The company’s latest quarterly update reveals that the average price received for the output of its two solar farms remained well above what it might have been able to negotiate with a power purchase agreement.
Most solar farms choose PPAs because they deliver revenue certainty that helps to lock in lower-cost finance. The decision by Genex to go “merchant” – i.e. take the spot price on the market – is vindicated by the higher prices in the wholesale market that have been driven by fossil fuels over the last 18 months.
Genex says its 50MW Kidston solar farm in Queensland earned an average $90/MWh during the June quarter. This price does not include large scale generation certificates which are surrendered to the Queensland government.
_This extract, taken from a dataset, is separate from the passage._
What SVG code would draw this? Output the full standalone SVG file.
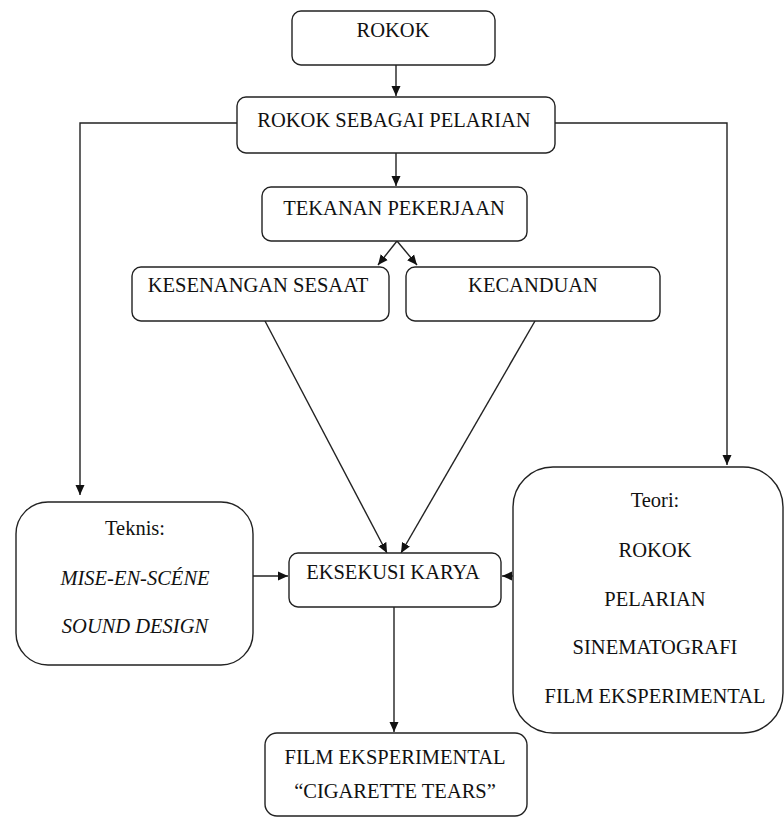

Its 50MW Jemalong solar farm in NSW earned an average “bundled” price – which does include LGCs – of $120/MWh in the quarter.
Jemalong earned $1.3 million from the wholesale market and $0.9 million from LGC sales, suggesting a rough breakdown of around $70/MWh for electricity and $50/MWh for the LGCs.
Kidston actually earned more revenue in the quarter because it produced around 50 per cent more than Jemalong. Kidston remains one of the best performing solar assets in the country in terms of output. The company earned revenue of $24.2 million from its two solar farms in 2022/23.
The June quarter was also notable for the “energisation”, and more recently the start of operations, at its first big storage project, the 50MW/100MWh Bouldercombe battery (pictured above). It should be fully operational by the summer.
“The fact that this was completed on time and within budget is a testament to the strength of our team and contractors Tesla, Consolidated Power Projects and Powerlink,” CEO James Harding said in a statement.
The company says it remains on track to complete its 250MW, eight hour pumped hydro storage project – the first to be built in Australia for nearly four decades, and located in the former open pit Kidston gold mine (next to the solar farm) – by the second half of 2024.